Und da rücken mit einem Mal aber auch wieder alte Grundsätze und Tugenden, die man längst in der Mottenkiste der Geschichte verräumt meinte, in den Mittelpunkt. "Geld macht glücklich, wenn man rechtzeitig drauf schaut das man's hat, wenn man's braucht", die legendäre Regel aus der Werbung der Raiffeisen-Bausparkasse aus den 1980ern ist so eine. In Krisenzeiten wie diesen, die vergangenen Jahre zeigten es, geht es mit einem Mal auch wieder ums Sparen. Man schaut wieder genauer hin. Für den Notfall etwas zurücklegen, Vorsorge kommt wieder in Mode. Man sieht wieder, dass es sich auszahlen kann, einen Notgroschen auf der Seite zu haben.

Dass es wieder Zinsen gibt fürs Sparen, hilft dabei. "Mit den Zinsen kommt das Sparen wieder zurück", schreiben die Zeitungen.
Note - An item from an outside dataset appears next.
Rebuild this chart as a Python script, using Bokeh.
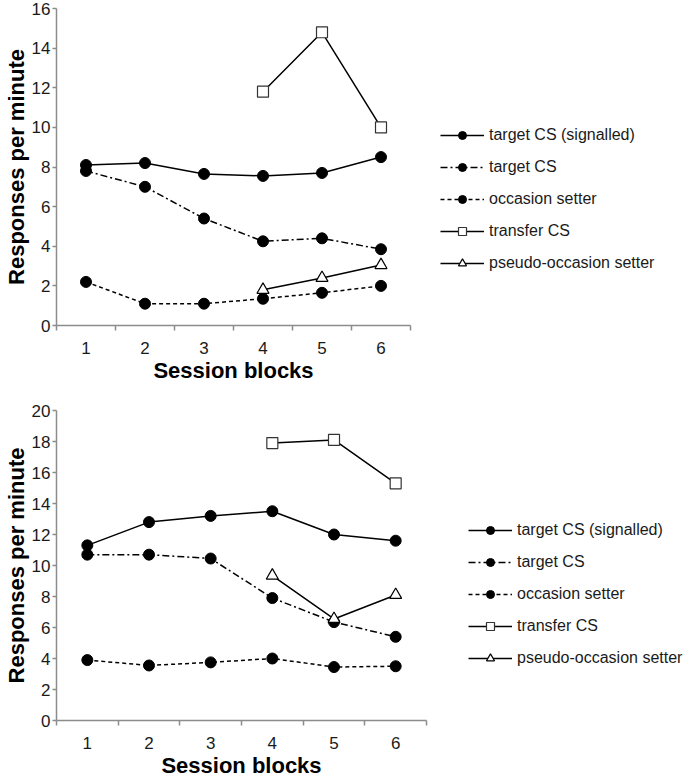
from bokeh.plotting import figure
from bokeh.layouts import column
from bokeh.models import Range1d, FixedTicker, Legend, LegendItem
from bokeh.embed import file_html
from bokeh.resources import INLINE

# ---- data ----
blocks = [1, 2, 3, 4, 5, 6]
late_blocks = [4, 5, 6]
series_names = ["target CS (signalled)", "target CS", "occasion setter",
                "transfer CS", "pseudo-occasion setter"]

top_signalled = [8.1, 8.2, 7.65, 7.55, 7.7, 8.5]
top_target = [7.8, 7.0, 5.4, 4.25, 4.4, 3.85]
top_occasion = [2.2, 1.1, 1.1, 1.35, 1.65, 2.0]
top_transfer = [11.8, 14.8, 10.0]
top_pseudo = [1.8, 2.4, 3.05]
top_yticks = [0, 2, 4, 6, 8, 10, 12, 14, 16]

bot_signalled = [11.3, 12.8, 13.2, 13.5, 12.0, 11.6]
bot_target = [10.7, 10.7, 10.45, 7.9, 6.35, 5.4]
bot_occasion = [3.9, 3.55, 3.75, 4.0, 3.45, 3.5]
bot_transfer = [17.9, 18.1, 15.3]
bot_pseudo = [9.35, 6.55, 8.1]
bot_yticks = [0, 2, 4, 6, 8, 10, 12, 14, 16, 18, 20]

x_bounds = [0.5, 1.5, 2.5, 3.5, 4.5, 5.5, 6.5]

FONT = "Liberation Sans"
AX = "#8c8c8c"


def make_plot(signalled, target, occasion, transfer, pseudo, yticks,
              b_left, f_w, b_top, f_h, b_bottom, total_w, leg_loc):
    p = figure(frame_width=f_w, frame_height=f_h,
               min_border_left=b_left, min_border_right=total_w - b_left - f_w,
               min_border_top=b_top, min_border_bottom=b_bottom,
               x_range=Range1d(0.5, 6.5), y_range=Range1d(0, yticks[-1]),
               output_backend="svg", toolbar_location=None)
    p.outline_line_color = None
    p.xgrid.visible = False
    p.ygrid.visible = False
    p.background_fill_color = "white"

    # x axis
    xa = p.xaxis[0]
    xa.ticker = FixedTicker(ticks=blocks, minor_ticks=x_bounds)
    xa.major_tick_out = 0
    xa.major_tick_in = 0
    xa.minor_tick_out = 5
    xa.minor_tick_in = 0
    xa.minor_tick_line_color = AX
    xa.minor_tick_line_width = 1.5
    xa.axis_line_color = AX
    xa.axis_line_width = 1.5
    xa.major_label_standoff = 11
    xa.major_label_text_font = FONT
    xa.major_label_text_font_size = "17px"
    xa.major_label_text_color = "#1a1a1a"
    xa.axis_label = "Session blocks"
    xa.axis_label_text_font = FONT
    xa.axis_label_text_font_style = "bold"
    xa.axis_label_text_font_size = "22px"
    xa.axis_label_text_color = "black"
    xa.axis_label_standoff = 1

    # y axis
    ya = p.yaxis[0]
    ya.ticker = FixedTicker(ticks=yticks, minor_ticks=[])
    ya.major_tick_out = 4
    ya.major_tick_in = 0
    ya.major_tick_line_color = AX
    ya.major_tick_line_width = 1.5
    ya.axis_line_color = AX
    ya.axis_line_width = 1.5
    ya.major_label_standoff = 2
    ya.major_label_text_font = FONT
    ya.major_label_text_font_size = "17px"
    ya.major_label_text_color = "#1a1a1a"
    ya.axis_label = "Responses per minute"
    ya.axis_label_text_font = FONT
    ya.axis_label_text_font_style = "bold"
    ya.axis_label_text_font_size = "22px"
    ya.axis_label_text_color = "black"
    ya.axis_label_standoff = 0

    l1 = p.line(blocks, signalled, line_color="black", line_width=1.5)
    s1 = p.scatter(blocks, signalled, marker="circle", size=11,
                   fill_color="black", line_color="black")
    l2 = p.line(blocks, target, line_color="black", line_width=1.5, line_dash="7 3 2 3")
    s2 = p.scatter(blocks, target, marker="circle", size=11,
                   fill_color="black", line_color="black")
    l3 = p.line(blocks, occasion, line_color="black", line_width=1.5, line_dash="4 3")
    s3 = p.scatter(blocks, occasion, marker="circle", size=11,
                   fill_color="black", line_color="black")
    l4 = p.line(late_blocks, transfer, line_color="black", line_width=1.5)
    s4 = p.scatter(late_blocks, transfer, marker="square", size=11,
                   fill_color="white", line_color="#333333", line_width=1.2)
    l5 = p.line(late_blocks, pseudo, line_color="black", line_width=1.5)
    s5 = p.scatter(late_blocks, pseudo, marker="triangle", size=12,
                   fill_color="white", line_color="black", line_width=1.2)

    items = [LegendItem(label=series_names[0], renderers=[l1, s1]),
             LegendItem(label=series_names[1], renderers=[l2, s2]),
             LegendItem(label=series_names[2], renderers=[l3, s3]),
             LegendItem(label=series_names[3], renderers=[l4, s4]),
             LegendItem(label=series_names[4], renderers=[l5, s5])]
    leg = Legend(items=items, location=leg_loc, orientation="vertical",
                 glyph_width=44, glyph_height=20, label_height=20,
                 label_width=20, spacing=12, padding=0, margin=0,
                 label_standoff=5, border_line_color=None,
                 background_fill_alpha=0,
                 label_text_font=FONT, label_text_font_size="16px",
                 label_text_color="#1a1a1a")
    p.add_layout(leg, "right")
    return p


p1 = make_plot(top_signalled, top_target, top_occasion, top_transfer, top_pseudo,
               top_yticks, b_left=47, f_w=354, b_top=8, f_h=317, b_bottom=65,
               total_w=676, leg_loc=(30, 52))
p2 = make_plot(bot_signalled, bot_target, bot_occasion, bot_transfer, bot_pseudo,
               bot_yticks, b_left=48, f_w=370, b_top=20, f_h=310, b_bottom=54,
               total_w=676, leg_loc=(42, 52))

layout = column(p1, p2, spacing=0)
open("out.html", "w").write(file_html(layout, INLINE))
Absichern für Notfälle ist der mit Abstand wichtigste Grund dafür. Erst dann kommen Sparen für den Urlaub, das Haus oder die Wohnung. Wertpapiere statt Immobilien ist neuerdings wieder die Devise und Bausparer statt Neuverschuldung.

Rund 300 Euro legt jede Österreicherin und jeder Österreicher pro Monat zurück. Im Durchschnitt. Vierzig Prozent der österreichischen Haushalte sparen nichts, sagte erst kürzlich Wifo-Chef Gabriel Felbermayr. Weil sie nichts sparen können, aber auch weil sie nicht wollen. Sie lassen, wie der Wifo-Chef sagt, "das Geld entweder zu null Zinsen herumliegen lassen oder sagen, Sparen macht eh keinen Sinn, da fahr' ich halt lieber ordentlich auf Urlaub, solange es geht". Das freilich habe sehr viel mit einer fehlenden wirtschaftlichen Finanzbildung zu tun, sagt er. Und die zählt ja bekanntlich nicht zu den Stärken von Frau und Herrn Österreicher.

Der Umgang mit Geld aber will gelernt sein. Damit freilich tut man sich meist nicht leicht hierzulande. Da verlässt man sich lieber gleich auf andere, vorzüglich auf die Politik, die sich viel zu gerne und viel zu oft als "Kindermädchen für alle Geldsorgen" aufspielt, bei dem man die Verantwortung abgibt, wie das ein Zeitungskommentator vor nicht allzu langer Zeit nannte und forderte, dass wir "finanziell erwachsen werden müssen".

Das aber will man viel zu oft nicht hören. Dabei gehört auch das zur Zukunftsvorsorge. Eigentlich.